O debate sobre recrutamento nasceu com uma pergunta do moderador, Nicolau Santos. Perguntou o presidente da Agência Lusa: “Como é que fora dos grandes centros se constrói uma cultura de empreendedorismo?” A primeira resposta ilustrou como as empresas podem criar relações laborais mais flexíveis e motivadoras. “A leitura que faço assenta nos últimos dez anos”, começou por situar Luís Mesquita Dias. “Vivemos um clima de empreendedorismo, mas uma chefia avessa ao risco e excessivamente hierárquica não o fomenta.
A informalidade que temos no funcionamentonão haver barreiras na comunicação, ajuda muito a aumentar a motivação. Tratar as pessoas pelo primeiro nome pode parecer detalhe, mas cria relaxamento e bom ambiente de trabalho”, apontou o presidente da Vitacress, sediada no Alentejo. “Mas há dificuldade em encontrar talento em Odemira. É uma cidade que está quase na costa, mas é do interior ao nível das carências de serviços de saúde e de educação”, lamentou o empresário.

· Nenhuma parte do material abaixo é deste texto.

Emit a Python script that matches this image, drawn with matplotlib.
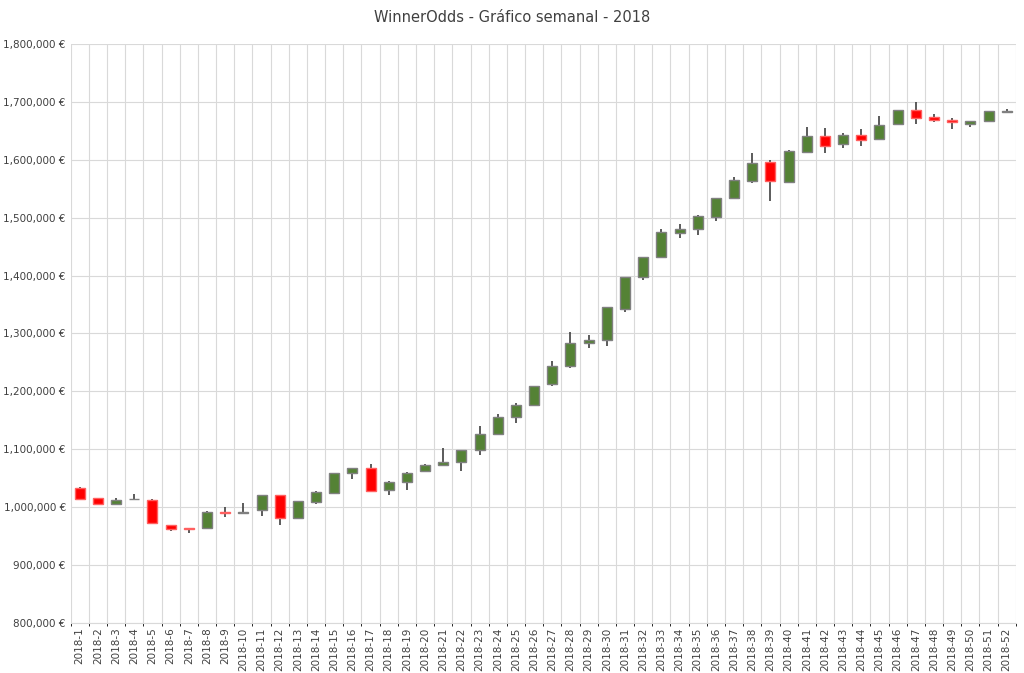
import matplotlib
matplotlib.use("Agg")
import matplotlib.pyplot as plt
from matplotlib.ticker import FuncFormatter, MultipleLocator

weeks = [f"2018-{i}" for i in range(1, 53)]
opens = [1033,1015,1005,1013,1012,968,964,963,991,990,995,1020,981,1008,1024,1058,1068,1030,1043,1062,
         1072,1078,1098,1126,1155,1176,1212,1243,1283,1288,1343,1398,1432,1473,1480,1502,1535,1563,1596,1562,
         1614,1642,1627,1643,1637,1662,1686,1675,1670,1662,1667,1683]
highs = [1035,1015,1016,1022,1013,968,964,993,1000,1006,1020,1020,1010,1027,1058,1068,1075,1045,1060,1074,
         1102,1098,1140,1160,1180,1210,1252,1303,1298,1345,1398,1432,1480,1490,1505,1535,1570,1612,1600,1617,
         1657,1656,1646,1653,1676,1686,1700,1680,1673,1668,1685,1688]
lows = [1013,1005,1005,1013,972,958,955,963,983,988,985,968,981,1005,1022,1048,1025,1020,1030,1060,
        1072,1062,1090,1126,1145,1176,1210,1240,1275,1278,1338,1392,1432,1466,1470,1494,1532,1560,1530,1562,
        1612,1612,1620,1625,1637,1662,1662,1666,1654,1658,1667,1682]
closes = [1014,1005,1012,1014,973,962,962,992,989,992,1020,981,1010,1025,1058,1068,1028,1043,1058,1072,
          1077,1098,1126,1155,1177,1210,1244,1283,1288,1345,1397,1432,1475,1480,1503,1535,1565,1595,1563,1616,
          1641,1625,1643,1635,1661,1686,1672,1670,1666,1667,1685,1685]

fig = plt.figure(figsize=(10.24, 6.73), dpi=100)
ax = fig.add_axes([0.069, 0.075, 0.923, 0.859])
x = list(range(len(weeks)))
for i in x:
    o, h, l, c = [v * 1000 for v in (opens[i], highs[i], lows[i], closes[i])]
    col = "#548235" if c >= o else "#FF0000"
    ax.vlines(i, l, h, color="#404040", lw=1.2, zorder=2)
    bot, top = min(o, c), max(o, c)
    ax.bar(i, max(top - bot, 1500), bottom=bot, width=0.55, color=col,
           edgecolor="#808080" if c >= o else "#FF6060", lw=1, zorder=3)

ax.set_xlim(-0.5, len(weeks) - 0.5)
ax.set_ylim(800000, 1800000)
ax.yaxis.set_major_locator(MultipleLocator(100000))
ax.yaxis.set_major_formatter(FuncFormatter(lambda v, p: f"{v:,.0f} €"))
ax.set_xticks(x)
ax.set_xticklabels(weeks, rotation=90, fontsize=7.5, color="#404040")
ax.tick_params(axis="y", labelsize=7.5, labelcolor="#404040", length=0)
ax.tick_params(axis="x", length=0)
ax.set_xticks([i + 0.5 for i in range(-1, len(weeks))], minor=True)
ax.grid(which="minor", axis="x", color="#D9D9D9", lw=0.8)
ax.grid(which="major", axis="y", color="#D9D9D9", lw=0.8)
ax.set_axisbelow(True)
for s in ax.spines.values():
    s.set_visible(False)
ax.spines["bottom"].set_visible(True)
ax.spines["bottom"].set_color("#D9D9D9")
fig.suptitle("WinnerOdds - Gráfico semanal - 2018", y=0.985, fontsize=10.5, color="#404040")
fig.savefig("out.png", dpi=100)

“As coisas começam a mudar. Há gente a mudar-se dos grandes centros para Castelo Branco”, admitiu João Pedro Borges, diretor do CEI, ali sediado. “Já é visto como um território em que o empreendedorismo existe. Mas a falta de quadros, de recursos humanos, é um problema do interior, mas de todo o país”, disse. “Temos de recrutar fora do país para dar seguimento ao investimento tecnológico. Se até há uns tempos a questão principal era atrair investimento, não o deixando de lado, agora estamos focados em criar um território que atraia pessoas pela qualidade de vida”, sugeriu. “Atrair programadores do Brasil, por exemplo. A segurança é altamente importante, mas se não houver oferta de ginásios e sushi ou comida asiática, se a rede de transportes públicos não for boa, optam por outros territórios. Esse é o próximo desafio”, defendeu.
“As startups focam-se em resolver um problema. A informalidade advém da necessidade de resolver esse problema depressa. Por isso, os quadros precisam de outra motivação. O burn-out é muito comum em pessoas que trabalham muitas horas, mais do que era suposto e por isso são necessários complementos fora do trabalho”, explicou João Mendes Borga. Rita Sousa Uva, do Gabinete Agro Santander, disse que “o empreendedorismo é altamente valorizado pelo Santander”, que tem “uma visão muito clara” de que “tem uma grande capacidade de criar valor”. Por isso, também, a relevância de criar territórios que sejam atrativos e respondam aos problemas sociais e culturais das comunidades em que os talentos se podem fixar. “A nossa rede permite-nos criar investimento nas zonas mais improváveis. Os agricultores estão mais organizados em todas as fases do negócio”, vincou Rita Sousa Uva.
E conclui João Pedro Borges: “O pastor não é aquele que anda na serra de cajado. A imagem é outra. Precisa da movida cultural. Não é só acessos, é muito mais do que isso. Os territórios que não se prepararem não evoluirão.”